Ülkenin kültürel yapısının da etkisiyle en kalabalık grubun en güçlü olması ve bu gücün meşruiyetinin yeter nedeni olacağı bir önkabul olabiliyor. Her türlü eleştirinin milli iradeyi hiçe saymakla itham edilerek reddedilmesi ve politik liderin toplumdan adeta evin babasının çocuklarından beklediği şekilde saygı beklemesi, kolaylıkla kendisine saygısızlık yapıldığı hissine kapılması da aynı kaynaktan besleniyor.

– Diğer yandan muhalif kesimlerde de karşısındaki gücün kesinlikle meşru olmadığı yönünde bir duygu hakim. Seçimlerde bir türlü aydınlatılamayan şaibeler, trafoya giren kediler, YSK merkezine giren siyasiler, sonuçları seçimden önce veren resmi haber ajansları ve seçim sonuçlarındaki bazı gariplikler, devlet organlarının bütünüyle yapılan propaganda, basın üzerindeki finansal kontrol gibi pek çok unsur zaten suistimal edildiği hissedilen bu meşruiyetin zeminini iyice zedeliyor.

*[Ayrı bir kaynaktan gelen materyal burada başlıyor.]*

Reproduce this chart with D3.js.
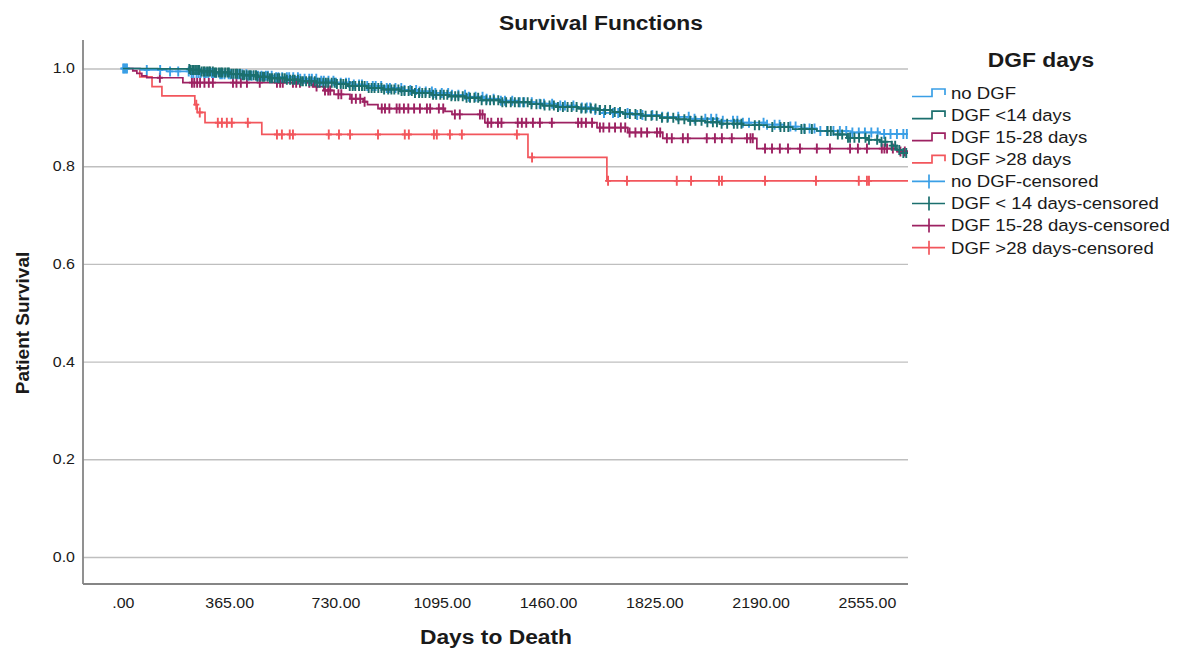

Bu da tahammülü zorlaştıran başka bir etken.

– Bütün devlet aygıtlarının yanı sıra kamusal ve finans alanlarının bile doğrudan tek bir lidere bağlı oluşu şeklinde özetleyebileceğimiz neo-patrimonialistik yapılanmalar topluma boşaltım (katarsis) alanı bırakmayabilir. Sosyal medyada “atıp tutmak”, bir iki barışçıl gösteride bağırmak, nasıl da “kapak yaptı” denilen bir köşe yazısı okumak kitlelerin biriken öfkesini boşaltıp aslında muhalif dinamikleri zayıflatma olasılığı bile olan emniyet supaplarıdır. Gelin görün ki patrimonializmde böyle supaplara tolerans yoktur, bu yapının inşası için lider eleştirilemez olmalıdır. Bu toleranssız durum ülkeyi düdüğü olmayan düdüklü tencere gibi giderek artan basınçla felaketlere sürükleyebilir. Bu durumda da harareti veren ve düdüğü kapatan değil, içeride kaynayan suçlanacaktır elbette.

Konunun ikinci boyutu daha kolay anlaşılır. İnsanın içinde kötücüllüğe ilişkin sanıldığından çok daha güçlü bir potansiyel var. Philip Zimbardo, Stanley Milgram, Albert Bandura ve Muzaffer Şerif gibi sosyal psikologlar pek çok deneysel paradigma ile sıradan insanların nasıl bir kaç adımda sadiste ya da katile dönüşebileceğini göstermeleri sarsıcı etkiler bırakmıştır. Bireylerin topluca barışçıl biçimde yaşamlarını sürdürebilmeleri ancak diğerinin tanıklığı ile mümkün. Otorite figürlerinin şiddeti görmezden gelmesi, olumlaması ve en fenası bizzat uygulayarak model oluşturması halinde ise şiddete tanıklık edilmesi olanaksız hale gelmekte. Yani atasözünde imamla cemaat arasında tariflenen ilişki toplumsal gerilimde liderle taban arasında cereyan etmekte diyebiliriz. Mecliste vekil döven ve bununla övünen politikacının seçmeninin politikacıyı özeleştiriye davet etmesi yerine onu model alması gayet beklenebilir bir sonuç. Bu durumda şiddetin giderek artan bir hızla meşrulaşmasının bedellerini yaşayacağız. Aslında Ali İsmail’in davasında yargılanan fırıncının savunmasında darbe girişimini engellemekte olduğunu ifade etmesi bu bedellerden sayılabilir.

Sonuç olarak siyasi aktörlerce tetiklenen kutuplaşma ve gruplar arası düşmanlık dalgasının dönüp reel siyaseti de etkilemesi ve bu etkinin tekrar topluma dönmesi gibi bir durumu yaşamaktayız. Evet, bu tarif rezonans etkisini andırıyor. Rezonansın sonunun pek hayırlı olmadığını hatırlatmış ve buradan tarihe bir daha not düşmüş olalım.